İsrail 1948’den bu yana Filistin’de kademeli olarak genişlettiği işgal harekatını bugün Gazze’de katliama dönüştürmüştür. Savaş hukuku hiçe sayılmış, bütün dünya, gözleri önünde katledilen masumların, çocuk ve kadınların feryatları duymazdan gelinmiştir. Siyonistler burada işgal ve toprak gasbından ziyade bu coğrafyayı insansızlaştırma harekâtı yapmaktadır; yapılan katliamdır, savaş falan değildir. Kadınlar, çocuklar, siviller sığındıkları hastanelerde toplu bir şekilde soykırıma tabi tutulmaktadır. Cami, kilise, hastane, sivil yerleşim hedef alınarak yapılan bu katliama dünya sessiz kalmakla beraber, bazı devletler âdeta destek açıklamaları yapmıştır. Bu hâl bize gösteriyor ki uluslararası adalet sistemi çökmüş, güçlülerin sözü hukuk hâlini almıştır. Türkiye bu vaziyete sessiz kalmamış ve kalmayacaktır. Yeniden küresel adalet sistemi inşa edilmesine ihtiyaç vardır, Türkiye buna öncülük edenlerdendir. Barış ve huzur içerisinde, adil, insan onuruna yakışır düzen Türkiye için pozisyon alırken Türkiye Büyük Millet Meclisi olarak üzerimize düşen sorumluluğu da yerine getirmeliyiz. Aksi takdirde, bugün komşu coğrafyalardaki bu çatışma buralarla sınırlı kalmayacaktır. Siyonizmin kirli hesaplarını vaat edilmiş topraklar olarak nitelendirdiği haritayı bir düşünmek gerekir ve bu mesele açısından da bakmanın önemini kavramak gerektiği düşüncesindeyiz.

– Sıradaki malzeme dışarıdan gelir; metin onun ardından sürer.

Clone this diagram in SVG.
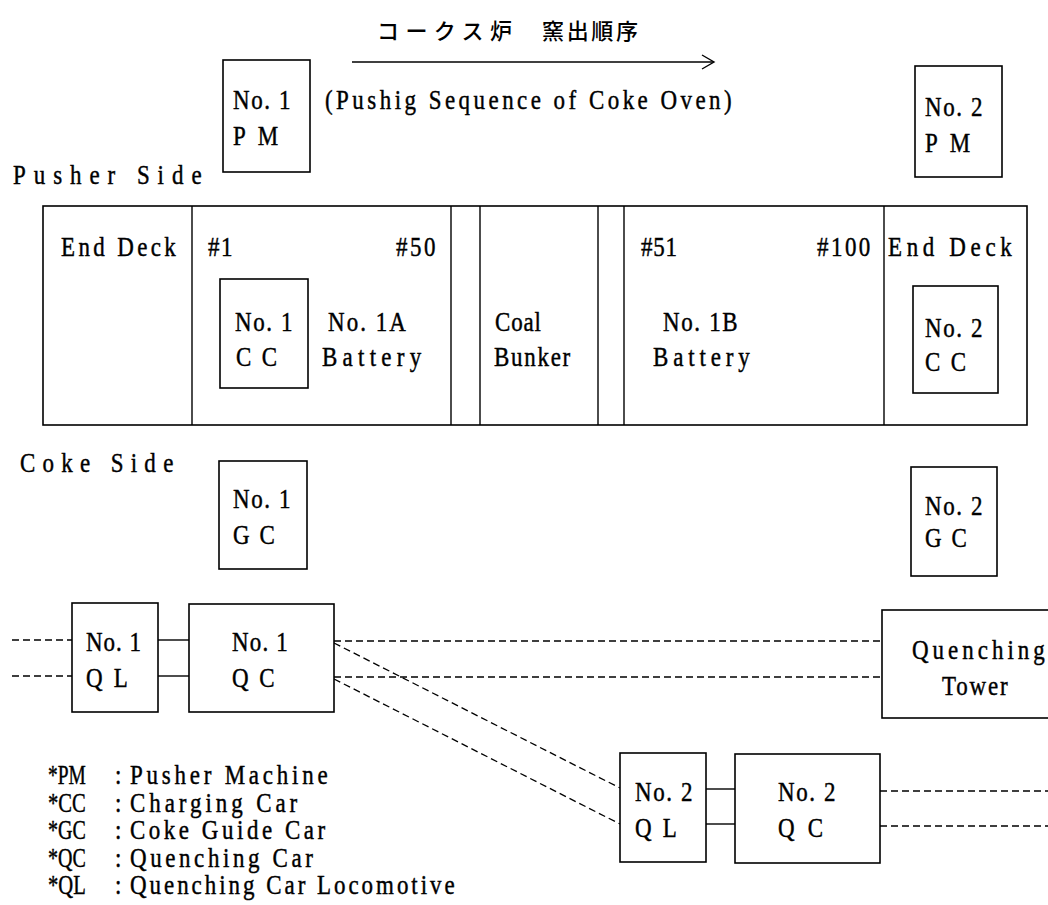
<svg xmlns="http://www.w3.org/2000/svg" width="1048" height="905" viewBox="0 0 1048 905">
<style>
.t{font-family:"Liberation Serif","DejaVu Serif",serif;font-size:28px;fill:#000;stroke:#000;stroke-width:0.45}
.jp{font-family:"Noto Sans CJK JP","Noto Sans CJK SC",sans-serif;font-size:22px;font-weight:500;fill:#000}
.box{fill:#fff;stroke:#000;stroke-width:1.6}
.ln{fill:none;stroke:#000;stroke-width:1.4}
.dash{fill:none;stroke:#000;stroke-width:1.3;stroke-dasharray:7 4}
</style>
<rect width="1048" height="905" fill="#fff"/>

<g id="title">
<text class="jp" x="377" y="39" textLength="135">コークス炉</text>
<text class="jp" x="542" y="39" textLength="96">窯出順序</text>
<line class="ln" x1="352" y1="62" x2="713" y2="62"/>
<polyline class="ln" points="702,55 714,62 702,69"/>
<text class="t" transform="matrix(0.82 0 0 1 325 109)" textLength="496">(Pushig Sequence of Coke Oven)</text>
</g>

<g id="side-labels">
<text class="t" transform="matrix(0.82 0 0 1 13 184)" textLength="230">Pusher Side</text>
<text class="t" transform="matrix(0.82 0 0 1 20 472)" textLength="187">Coke Side</text>
</g>

<g id="pm1">
<rect class="box" x="223" y="60" width="87" height="112"/>
<text class="t" transform="matrix(0.82 0 0 1 233 109)" textLength="70">No. 1</text>
<text class="t" transform="matrix(0.82 0 0 1 233 145)" textLength="55">P M</text>
</g>
<g id="pm2">
<rect class="box" x="915" y="66" width="87" height="111"/>
<text class="t" transform="matrix(0.82 0 0 1 925 116)" textLength="70">No. 2</text>
<text class="t" transform="matrix(0.82 0 0 1 925 152)" textLength="55">P M</text>
</g>

<g id="battery">
<rect class="box" x="43" y="206" width="984" height="219"/>
<line class="ln" x1="192" y1="206" x2="192" y2="425"/>
<line class="ln" x1="451" y1="206" x2="451" y2="425"/>
<line class="ln" x1="480" y1="206" x2="480" y2="425"/>
<line class="ln" x1="598" y1="206" x2="598" y2="425"/>
<line class="ln" x1="624" y1="206" x2="624" y2="425"/>
<line class="ln" x1="884" y1="206" x2="884" y2="425"/>
<text class="t" transform="matrix(0.82 0 0 1 61 256)" textLength="140">End Deck</text>
<text class="t" transform="matrix(0.82 0 0 1 208 256)" textLength="30">#1</text>
<text class="t" transform="matrix(0.82 0 0 1 396 256)" textLength="48">#50</text>
<text class="t" transform="matrix(0.82 0 0 1 328 331)" textLength="95">No. 1A</text>
<text class="t" transform="matrix(0.82 0 0 1 322 366)" textLength="121">Battery</text>
<text class="t" transform="matrix(0.82 0 0 1 495 331)" textLength="56">Coal</text>
<text class="t" transform="matrix(0.82 0 0 1 494 366)" textLength="93">Bunker</text>
<text class="t" transform="matrix(0.82 0 0 1 641 256)" textLength="44">#51</text>
<text class="t" transform="matrix(0.82 0 0 1 817 256)" textLength="65">#100</text>
<text class="t" transform="matrix(0.82 0 0 1 663 331)" textLength="91">No. 1B</text>
<text class="t" transform="matrix(0.82 0 0 1 653 366)" textLength="118">Battery</text>
<text class="t" transform="matrix(0.82 0 0 1 888 256)" textLength="151">End Deck</text>
</g>

<g id="cc1">
<rect class="box" x="220" y="279" width="88" height="109"/>
<text class="t" transform="matrix(0.82 0 0 1 235 331)" textLength="70">No. 1</text>
<text class="t" transform="matrix(0.82 0 0 1 236 366)" textLength="50">C C</text>
</g>
<g id="cc2">
<rect class="box" x="913" y="286" width="85" height="107"/>
<text class="t" transform="matrix(0.82 0 0 1 925 337)" textLength="70">No. 2</text>
<text class="t" transform="matrix(0.82 0 0 1 925 371)" textLength="50">C C</text>
</g>

<g id="gc1">
<rect class="box" x="219" y="461" width="88" height="108"/>
<text class="t" transform="matrix(0.82 0 0 1 233 508)" textLength="70">No. 1</text>
<text class="t" transform="matrix(0.82 0 0 1 233 544)" textLength="51">G C</text>
</g>
<g id="gc2">
<rect class="box" x="911" y="467" width="86" height="109"/>
<text class="t" transform="matrix(0.82 0 0 1 925 515)" textLength="70">No. 2</text>
<text class="t" transform="matrix(0.82 0 0 1 925 547)" textLength="51">G C</text>
</g>

<g id="connectors">
<line class="dash" x1="12" y1="640" x2="72" y2="640"/>
<line class="dash" x1="12" y1="676" x2="72" y2="676"/>
<line class="ln" x1="158" y1="640" x2="189" y2="640"/>
<line class="ln" x1="158" y1="676" x2="189" y2="676"/>
<line class="dash" x1="334" y1="641" x2="882" y2="641"/>
<line class="dash" x1="334" y1="677" x2="882" y2="677"/>
<line class="dash" x1="334" y1="643" x2="620" y2="788"/>
<line class="dash" x1="334" y1="679" x2="620" y2="824"/>
<line class="ln" x1="706" y1="789" x2="735" y2="789"/>
<line class="ln" x1="706" y1="824" x2="735" y2="824"/>
<line class="dash" x1="880" y1="791" x2="1048" y2="791"/>
<line class="dash" x1="880" y1="826" x2="1048" y2="826"/>
</g>

<g id="ql1">
<rect class="box" x="72" y="603" width="86" height="109"/>
<text class="t" transform="matrix(0.82 0 0 1 86 651)" textLength="67">No. 1</text>
<text class="t" transform="matrix(0.82 0 0 1 86 687)" textLength="51">Q L</text>
</g>
<g id="qc1">
<rect class="box" x="189" y="604" width="145" height="108"/>
<text class="t" transform="matrix(0.82 0 0 1 232 651)" textLength="68">No. 1</text>
<text class="t" transform="matrix(0.82 0 0 1 232 687)" textLength="52">Q C</text>
</g>
<g id="tower">
<rect class="box" x="882" y="610" width="170" height="108"/>
<text class="t" transform="matrix(0.82 0 0 1 912 659)" textLength="162">Quenching</text>
<text class="t" transform="matrix(0.82 0 0 1 942 695)" textLength="80">Tower</text>
</g>
<g id="ql2">
<rect class="box" x="620" y="753" width="86" height="109"/>
<text class="t" transform="matrix(0.82 0 0 1 635 801)" textLength="70">No. 2</text>
<text class="t" transform="matrix(0.82 0 0 1 635 837)" textLength="51">Q L</text>
</g>
<g id="qc2">
<rect class="box" x="735" y="754" width="145" height="109"/>
<text class="t" transform="matrix(0.82 0 0 1 778 801)" textLength="70">No. 2</text>
<text class="t" transform="matrix(0.82 0 0 1 778 837)" textLength="55">Q C</text>
</g>

<g id="legend">
<text class="t" transform="matrix(0.82 0 0 1 48 784)" textLength="46" lengthAdjust="spacingAndGlyphs">*PM</text>
<text class="t" transform="matrix(0.82 0 0 1 115 784)">:</text>
<text class="t" transform="matrix(0.82 0 0 1 130 784)" textLength="241">Pusher Machine</text>
<text class="t" transform="matrix(0.82 0 0 1 48 812)" textLength="46" lengthAdjust="spacingAndGlyphs">*CC</text>
<text class="t" transform="matrix(0.82 0 0 1 115 812)">:</text>
<text class="t" transform="matrix(0.82 0 0 1 130 812)" textLength="204">Charging Car</text>
<text class="t" transform="matrix(0.82 0 0 1 48 839)" textLength="46" lengthAdjust="spacingAndGlyphs">*GC</text>
<text class="t" transform="matrix(0.82 0 0 1 115 839)">:</text>
<text class="t" transform="matrix(0.82 0 0 1 130 839)" textLength="238">Coke Guide Car</text>
<text class="t" transform="matrix(0.82 0 0 1 48 867)" textLength="46" lengthAdjust="spacingAndGlyphs">*QC</text>
<text class="t" transform="matrix(0.82 0 0 1 115 867)">:</text>
<text class="t" transform="matrix(0.82 0 0 1 130 867)" textLength="223">Quenching Car</text>
<text class="t" transform="matrix(0.82 0 0 1 48 894)" textLength="46" lengthAdjust="spacingAndGlyphs">*QL</text>
<text class="t" transform="matrix(0.82 0 0 1 115 894)">:</text>
<text class="t" transform="matrix(0.82 0 0 1 130 894)" textLength="396">Quenching Car Locomotive</text>
</g>
</svg>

Türkiye bir hukuk devletidir. Cumhuriyetimizin, demokrasimizin hukuk devleti olmanın teminatı Türkiye Büyük Millet Meclisidir. Türkiye Büyük Millet Meclisi bütün sorunların çözüm mercidir. Sağduyu ve diyalogla bütün sorunların üstesinden gelebileceğimiz kanaatindeyim.

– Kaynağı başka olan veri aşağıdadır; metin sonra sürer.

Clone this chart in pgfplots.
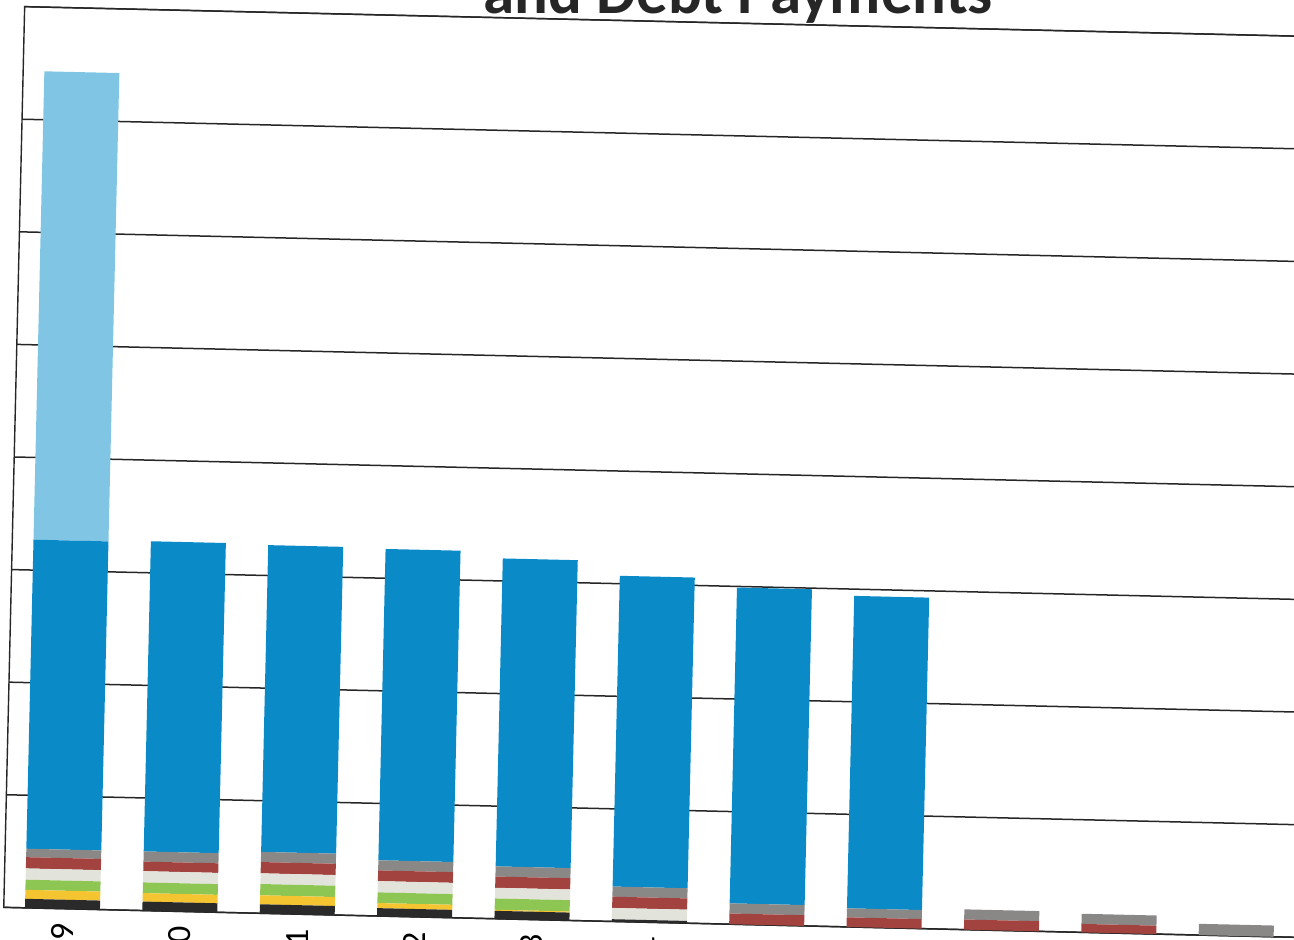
\documentclass[border=0pt]{standalone}
\usepackage{pgfplots}
\usepackage{pgfplotstable}
\pgfplotsset{compat=1.18}
\usepackage{fontspec}
\setmainfont{Carlito}
\definecolor{cblack}{HTML}{2A2A2A}
\definecolor{cyellow}{HTML}{F4C530}
\definecolor{cgreen}{HTML}{8DC653}
\definecolor{clight}{HTML}{E2E3DA}
\definecolor{cred}{HTML}{A3433F}
\definecolor{cgrey}{HTML}{8A8787}
\definecolor{cblue}{HTML}{0A8BC8}
\definecolor{clblue}{HTML}{80C6E4}
\pgfplotstableread{
x black yellow green light red grey blue lblue
0 0.08 0.08 0.09 0.10 0.10 0.075 2.745 4.16
1 0.08 0.075 0.095 0.10 0.085 0.09 2.755 0
2 0.08 0.08 0.10 0.095 0.10 0.09 2.725 0
3 0.07 0.045 0.095 0.10 0.095 0.09 2.765 0
4 0.07 0.01 0.10 0.095 0.10 0.09 2.735 0
5 0.02 0 0 0.10 0.10 0.09 2.76 0
6 0 0 0 0 0.095 0.09 2.805 0
7 0 0 0 0 0.085 0.08 2.775 0
8 0 0 0 0 0.09 0.09 0 0
9 0 0 0 0 0.075 0.09 0 0
10 0 0 0 0 0 0.10 0 0
}\data
\begin{document}
\begin{tikzpicture}
\begin{axis}[
  at={(2.25pt,1pt)}, anchor=south west,
  rotate around={-1.33:(9pt,16pt)},
  scale only axis, width=651.6pt, height=450.5pt,
  ybar stacked, bar width=37.5pt,
  xmin=-0.5, xmax=10.6, ymin=0, ymax=8,
  xtick=data,
  xticklabels={2009,2010,2011,2012,2013,2014,2015,2016,2017,2018,2019},
  xticklabel style={yshift=-4pt, rotate=90, anchor=east, font=\fontsize{17}{17}\selectfont},
  x tick style={draw=none},
  ytick={0,1,...,8}, yticklabels={},
  y tick style={draw=none},
  ymajorgrids, grid style={draw=black!85, line width=0.75pt},
  axis line style={draw=black!85, line width=0.7pt},
  every axis plot/.append style={draw=none},
]
\addplot[fill=cblack] table[x=x,y=black]{\data};
\addplot[fill=cyellow] table[x=x,y=yellow]{\data};
\addplot[fill=cgreen] table[x=x,y=green]{\data};
\addplot[fill=clight] table[x=x,y=light]{\data};
\addplot[fill=cred] table[x=x,y=red]{\data};
\addplot[fill=cgrey] table[x=x,y=grey]{\data};
\addplot[fill=cblue] table[x=x,y=blue]{\data};
\addplot[fill=clblue] table[x=x,y=lblue]{\data};
\end{axis}
\node[anchor=base east, font=\fontsize{31.5}{32}\selectfont\bfseries, text=black!85] at (500pt,463pt) {and Debt Payments};
\pgfresetboundingbox
\useasboundingbox (0,0) rectangle (647pt,470pt);
\end{tikzpicture}
\end{document}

2024 Yılı Merkezi Yönetim Bütçe Kanun Teklifi’yle toplamda 227 kamu idaremizin bütçesi görüşülmektedir. Milliyetçi Hareket Partisi Grubu olarak toplumun beklentileri esas alınarak harcama önceliklerinin belirlendiği, 2024 Yılı Merkezi Yönetim Bütçe Kanunu Teklifi’ni tümüyle olumlu olarak değerlendiriyoruz ve destekliyoruz.